Patients can be proactive, too. If you’re going in for surgery, it’s a good idea to talk to your doctor about your blood clot risks and inquire about preventive measures.

OTHER RISK FACTORS (AND THE TRUTH ABOUT TRAVEL)—There’s a laundry list of other risk factors for blood clots, including aging, being overweight, smoking, using estrogen, physical trauma, cancer and family history. Pregnancy also increases the likelihood of clotting, pointing to the role those devil hormones can play. In Inkster’s case, the hormonal connection has been a double whammy: Her NuvaRing birth control device may have been part of the perfect storm that caused her DVT 13 years ago; more recently, when fertility treatments and an IVF pregnancy required nonstop hormone treatments, Lovenox was prescribed as a precautionary measure. “Anyone on hormone therapy needs to realize this can be a risk factor,” Inkster cautions. But as experts remind us, even those without obvious risk factors can brew a clot. “Anyone is potentially at risk,” says Kaiser’s Florio.

On the bright side, there’s this: Air travel, long ballyhooed as a major harbinger of DVTs, may not be as dangerous as we’ve been led to believe. “The idea that air travel, or any kind of travel, is a significant risk factor for blood clots is just not true,” says White, adding that “99.9% of people who travel never get a blood clot.” The bigger concerns, he says, are individual risk factors and physiology. “Maybe if it’s an older person with underlying conditions who never gets up for 13 hours—maybe that’s a scenario.” Still, he says, it’s important to get up and stretch routinely, especially on long flights, to counteract the immobility issue.

THE COVID CONNECTION—Public interest in blood clots may currently be at an all-time high for a novel reason: COVID-19. The COVID/clot connection first reared its head with the Johnson & Johnson vaccine debacle of 2020, in which the vax was temporarily yanked off the market after six U.S. women developed clots. (The FDA and CDC subsequently deemed it safe and recommended its use.) The Oxford-Astra-Zeneca COVID vaccine has also been linked to clots.

But it’s the virus itself—not the vaccine—that poses the greatest threat of blood clots, says Dignity’s Singh, and the data back her up: According to the National Blood Clot Alliance, a review of several studies suggests COVID-19 patients have an overall blood-clotting incidence rate of about 14%; the number bumps up to an estimated 22% for the more serious cases in the ICU. Hospitalized COVID patients, especially those who require a ventilator or oxygen or who have severe pneumonia, are considered at greatest risk. “Being in the hospital, being immobilized, being sick—all of these factors are at play,” says Singh.
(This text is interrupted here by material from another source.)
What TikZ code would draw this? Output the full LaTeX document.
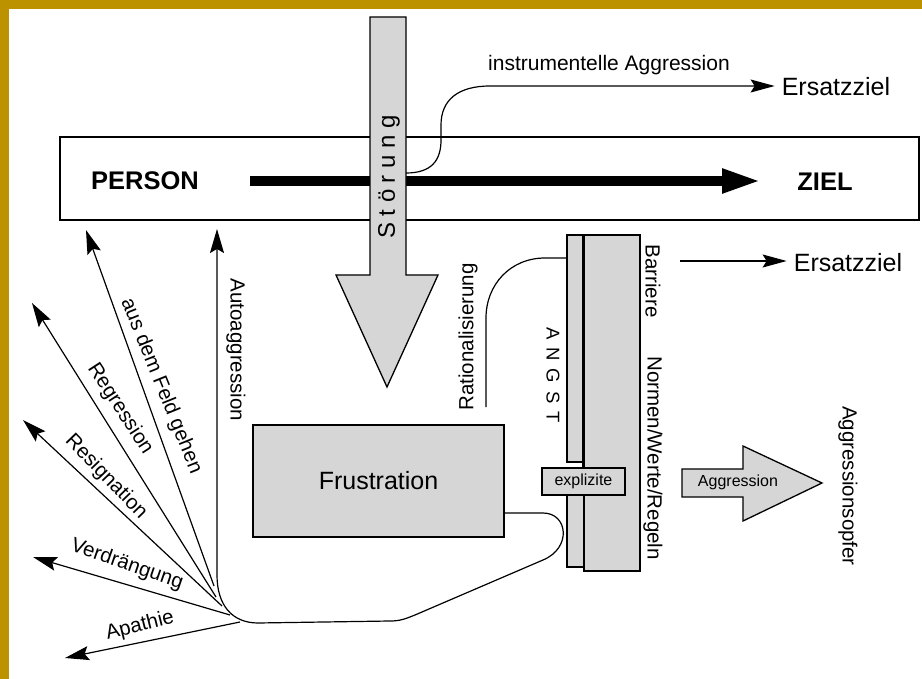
\documentclass[tikz,border=0pt]{standalone}
\usepackage{fontspec}
\setmainfont{Liberation Sans}
\usetikzlibrary{arrows.meta}
\definecolor{gold}{RGB}{188,146,0}
\definecolor{dotfill}{RGB}{214,214,214}
\begin{document}
\begin{tikzpicture}[x=1pt,y=-1pt,
  lbl/.style={font=\fontsize{20.5}{24}\selectfont, inner sep=0pt},
  boldlbl/.style={font=\fontsize{25.5}{30}\selectfont\bfseries, inner sep=0pt},
  biglbl/.style={font=\fontsize{25}{30}\selectfont, inner sep=0pt},
  smalllbl/.style={font=\fontsize{16}{18}\selectfont, inner sep=0pt},
  shade/.style={draw=black, line width=1.3pt, fill=dotfill},
  thinline/.style={line width=1.2pt},
  arr/.style={thinline, -{Stealth[length=24pt,width=14pt,inset=4pt]}},
  arrsmall/.style={thinline, -{Stealth[length=24pt,width=13pt,inset=4pt]}},
]
\useasboundingbox (0,0) rectangle (922,679);
\fill[white] (0,0) rectangle (922,679);
\fill[gold] (0,0) rectangle (922,9);
\fill[gold] (0,0) rectangle (9,679);

% PERSON box
\draw[line width=1.5pt] (60,137) rectangle (919,220);
\node[boldlbl] (person) at (145,181) {PERSON};
\node[boldlbl] (ziel) at (825,182) {ZIEL};
\coordinate (ts) at (250,181);
\coordinate (te) at (762,181);
\draw[line width=10pt, -{Triangle[length=40pt,width=22pt]}] (ts) -- (te);

% Stoerung arrow
\draw[shade] (370,17) -- (406,17) -- (406,275) -- (438,275) -- (387,387) -- (336,275) -- (370,275) -- cycle;
\node[font=\fontsize{24}{28}\selectfont, inner sep=0pt, rotate=90] (stoer) at (389,177)
  {S\kern6.5pt t\kern6.5pt ö\kern6.5pt r\kern6.5pt u\kern6.5pt n\kern6.5pt g};

% instrumentelle Aggression
\coordinate (ia0) at (406,173);
\node[biglbl] (ers1) at (836,87) {Ersatzziel};
\node[lbl, font=\fontsize{21}{24}\selectfont] (instr) at (609,65) {instrumentelle Aggression};
\draw[arrsmall] (ia0) .. controls (432,173) and (441,160) .. (441,140) -- (441,125)
  .. controls (441,100) and (458,86) .. (490,86) -- ([xshift=-7pt]ers1.west |- 0,86);

% lower Ersatzziel
\node[biglbl] (ers2) at (848,263) {Ersatzziel};
\coordinate (e2s) at (680,261);
\draw[arrsmall] (e2s) -- ([xshift=-7pt]ers2.west |- 0,261);

% Barrier assembly
\draw[shade] (567,490) rectangle (584,567);
\draw[shade] (584,235) rectangle (640,571);
\draw[shade] (567,235) rectangle (584,462);
\draw[line width=3pt] (583,236) -- (583,472);
\node[shade, smalllbl, minimum width=83pt, minimum height=27pt] (expl) at (583.5,481.5) {explizite};
\node[font=\fontsize{18.5}{22}\selectfont, inner sep=0pt, rotate=-90] (angst) at (553,375)
  {A\kern8pt N\kern8pt G\kern8pt S\kern8pt T};
\node[lbl, rotate=-90] (barr) at (653,281) {Barriere};
\node[lbl, rotate=-90] (normen) at (653,458) {Normen/Werte/Regeln};

% Rationalisierung
\coordinate (ra0) at (567,258);
\coordinate (ra1) at (486,407);
\draw[thinline] (ra0) -- (545,258) .. controls (510,258) and (486,285) .. (486,318) -- (ra1);
\node[lbl, rotate=90] (ratio) at (468,337) {Rationalisierung};

% Frustration
\node[shade, biglbl, minimum width=251pt, minimum height=112pt] (frus) at (378.5,481) {Frustration};

% loop to Autoaggression
\coordinate (lp0) at (504,513);
\coordinate (autotip) at (217,229);
\draw[arr] (lp0) -- (543,513) .. controls (568,513) and (572,548) .. (543,560) -- (415,615)
  .. controls (405,619) and (400,621) .. (390,621) -- (258,623)
  .. controls (232,623) and (217,605) .. (217,575) -- (autotip);
\node[lbl, rotate=-90] (auto) at (236,350) {Autoaggression};

% fan arrows
\coordinate (fs1) at (214,586); \coordinate (ft1) at (86,230);
\coordinate (fs2) at (216,597); \coordinate (ft2) at (32,303);
\coordinate (fs3) at (222,606); \coordinate (ft3) at (23,420);
\coordinate (fs4) at (230,615); \coordinate (ft4) at (33,557);
\coordinate (fs5) at (240,622); \coordinate (ft5) at (65,658);
\draw[arr] (fs1) -- (ft1);
\draw[arr] (fs2) -- (ft2);
\draw[arr] (fs3) -- (ft3);
\draw[arr] (fs4) -- (ft4);
\draw[arr] (fs5) -- (ft5);
\node[lbl, rotate=-68] (feld) at (161,386) {aus dem Feld gehen};
\node[lbl, rotate=-57] (regr) at (120,409) {Regression};
\node[lbl, rotate=-46] (resig) at (106,477) {Resignation};
\node[lbl, rotate=-19] (verdr) at (127,565) {Verdrängung};
\node[lbl, rotate=14] (apat) at (140,626) {Apathie};

% Aggression arrow
\draw[shade] (682,469) -- (743,469) -- (743,446) -- (822,483) -- (743,521) -- (743,497) -- (682,497) -- cycle;
\node[smalllbl] (aggr) at (738,482) {Aggression};
\node[lbl, rotate=-90] (opfer) at (848,486) {Aggressionsopfer};
\end{tikzpicture}
\end{document}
While a pandemic is one heck of a way to inspire interest in blood clots (they were around long before COVID arrived, after all), it’s raised awareness, and that’s a good thing, Singh says. “With or without COVID, DVT has had a high degree of mortality in our community, especially when it’s not recognized and treated and becomes something more severe, like a PE,” she says.

Educating the public, she says, is a big part of the solution.